Neue Weichenstellung für die Gymnasien

Nach fast drei Jahrzehnten wurden die nationalen Rahmenbedingungen für die Gymnasien grundlegend überarbeitet. Im Kanton Zürich nutzt man nun den Spielraum, um eigene Akzente zu setzen.

Zwei Schülerinnen bauen aus Einzelteilen einen Roboter zusammen.
Informatik wird neu zum Kanon der Grundlagenfächer zählen. Quelle: MNG

Text: Jacqueline Olivier

Mehr Vertiefung, mehr Interdisziplinarität, bessere Vergleichbarkeit – so lautet gemäss Patrizia Rüefli, Beauftragte Mittelschulen im Mittelschul- und Berufsbildungsamt (MBA) des Kantons Zürich, auf einen sehr kurzen Nenner gebracht das Ziel der laufenden kantonalen Gymi-Reform «WegZH».

Natürlich findet diese nicht im luftleeren Raum statt, sondern im Zuge des nationalen Projekts «Weiterentwicklung der gymnasialen Maturität» (WEGM) von Bund und Kantonen. Dessen Ziel, so ist auf der entsprechenden Website nachzulesen, sei es, die anerkannte Qualität der gymnasialen Maturität auf lange Sicht zu sichern und den prüfungsfreien Zugang zur Universität sicherzustellen. Denn mittlerweile ist es rund 30 Jahre her, seit man sich letztmals umfassend mit dieser Maturität befasst hat.

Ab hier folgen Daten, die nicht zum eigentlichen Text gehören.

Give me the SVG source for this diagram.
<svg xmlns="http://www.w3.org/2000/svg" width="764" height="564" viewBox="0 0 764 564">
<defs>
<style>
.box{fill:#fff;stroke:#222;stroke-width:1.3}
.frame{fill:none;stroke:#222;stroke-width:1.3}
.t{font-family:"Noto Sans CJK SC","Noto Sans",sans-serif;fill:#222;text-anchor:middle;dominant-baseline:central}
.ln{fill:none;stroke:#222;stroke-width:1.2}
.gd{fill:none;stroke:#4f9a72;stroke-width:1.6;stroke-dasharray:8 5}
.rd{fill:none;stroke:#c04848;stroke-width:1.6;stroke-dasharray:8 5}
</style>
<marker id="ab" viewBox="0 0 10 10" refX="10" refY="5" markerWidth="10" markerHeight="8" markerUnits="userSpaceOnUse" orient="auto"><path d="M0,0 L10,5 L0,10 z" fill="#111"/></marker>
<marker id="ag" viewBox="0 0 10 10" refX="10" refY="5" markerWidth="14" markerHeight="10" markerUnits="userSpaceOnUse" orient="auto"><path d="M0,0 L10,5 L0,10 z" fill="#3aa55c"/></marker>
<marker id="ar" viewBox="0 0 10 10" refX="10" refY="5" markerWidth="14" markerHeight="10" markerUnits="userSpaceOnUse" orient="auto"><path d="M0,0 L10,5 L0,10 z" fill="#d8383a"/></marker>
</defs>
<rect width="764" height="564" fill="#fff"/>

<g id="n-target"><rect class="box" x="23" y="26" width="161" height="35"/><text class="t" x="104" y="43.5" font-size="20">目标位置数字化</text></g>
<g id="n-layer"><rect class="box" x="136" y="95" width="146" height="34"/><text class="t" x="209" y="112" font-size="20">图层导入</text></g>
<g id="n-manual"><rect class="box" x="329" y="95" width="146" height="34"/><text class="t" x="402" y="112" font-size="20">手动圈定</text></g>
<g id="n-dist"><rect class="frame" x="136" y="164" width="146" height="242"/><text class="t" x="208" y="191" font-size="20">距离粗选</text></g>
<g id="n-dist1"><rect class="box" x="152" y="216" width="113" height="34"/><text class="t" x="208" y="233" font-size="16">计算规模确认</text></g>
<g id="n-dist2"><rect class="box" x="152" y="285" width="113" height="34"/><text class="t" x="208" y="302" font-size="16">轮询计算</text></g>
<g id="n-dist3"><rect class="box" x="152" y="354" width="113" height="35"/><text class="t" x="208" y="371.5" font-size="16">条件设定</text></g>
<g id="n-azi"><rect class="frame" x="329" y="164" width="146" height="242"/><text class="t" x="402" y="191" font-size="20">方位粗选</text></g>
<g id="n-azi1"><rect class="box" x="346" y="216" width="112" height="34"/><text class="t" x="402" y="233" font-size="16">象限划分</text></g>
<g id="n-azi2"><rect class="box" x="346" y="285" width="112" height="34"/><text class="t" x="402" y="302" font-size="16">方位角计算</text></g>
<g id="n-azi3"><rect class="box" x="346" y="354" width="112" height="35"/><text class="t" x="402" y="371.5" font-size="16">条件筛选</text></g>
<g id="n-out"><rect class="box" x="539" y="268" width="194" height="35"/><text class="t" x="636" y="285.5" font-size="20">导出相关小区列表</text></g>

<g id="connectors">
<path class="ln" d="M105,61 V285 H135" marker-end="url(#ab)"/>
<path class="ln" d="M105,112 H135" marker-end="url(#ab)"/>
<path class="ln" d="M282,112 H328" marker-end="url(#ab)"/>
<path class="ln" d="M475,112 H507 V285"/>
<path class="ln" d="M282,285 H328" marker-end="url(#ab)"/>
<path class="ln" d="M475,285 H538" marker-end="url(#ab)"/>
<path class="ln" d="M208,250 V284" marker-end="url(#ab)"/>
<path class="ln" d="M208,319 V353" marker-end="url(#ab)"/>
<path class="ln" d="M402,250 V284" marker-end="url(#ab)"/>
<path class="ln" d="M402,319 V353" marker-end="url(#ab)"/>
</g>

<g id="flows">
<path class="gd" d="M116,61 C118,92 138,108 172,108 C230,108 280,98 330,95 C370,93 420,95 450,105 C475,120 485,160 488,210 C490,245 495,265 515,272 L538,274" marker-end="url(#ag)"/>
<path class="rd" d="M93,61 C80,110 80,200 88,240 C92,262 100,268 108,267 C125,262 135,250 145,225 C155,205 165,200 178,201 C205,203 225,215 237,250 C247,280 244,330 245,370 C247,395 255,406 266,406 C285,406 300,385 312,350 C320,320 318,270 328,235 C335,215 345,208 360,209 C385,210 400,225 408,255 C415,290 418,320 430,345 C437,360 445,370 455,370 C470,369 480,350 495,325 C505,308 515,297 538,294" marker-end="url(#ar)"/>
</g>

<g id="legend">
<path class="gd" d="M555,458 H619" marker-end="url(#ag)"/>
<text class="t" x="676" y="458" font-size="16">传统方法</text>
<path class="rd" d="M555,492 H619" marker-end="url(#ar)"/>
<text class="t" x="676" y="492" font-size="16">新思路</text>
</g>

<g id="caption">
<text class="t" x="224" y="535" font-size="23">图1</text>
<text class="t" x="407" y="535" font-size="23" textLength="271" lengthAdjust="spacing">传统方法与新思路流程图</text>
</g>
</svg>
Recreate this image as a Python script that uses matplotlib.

Seither hat sich die Welt weitergedreht, und es kamen laufend neue Themen und Herausforderungen auf die Gymnasien zu. Immer wieder hat man sich zwar punktuell angepasst, aber das rechtliche Grundgerüst blieb: das Maturitätsanerkennungsreglement (MAR), die Maturitätsanerkennungsverordnung (MAV) sowie der Rahmenlehrplan von 1995.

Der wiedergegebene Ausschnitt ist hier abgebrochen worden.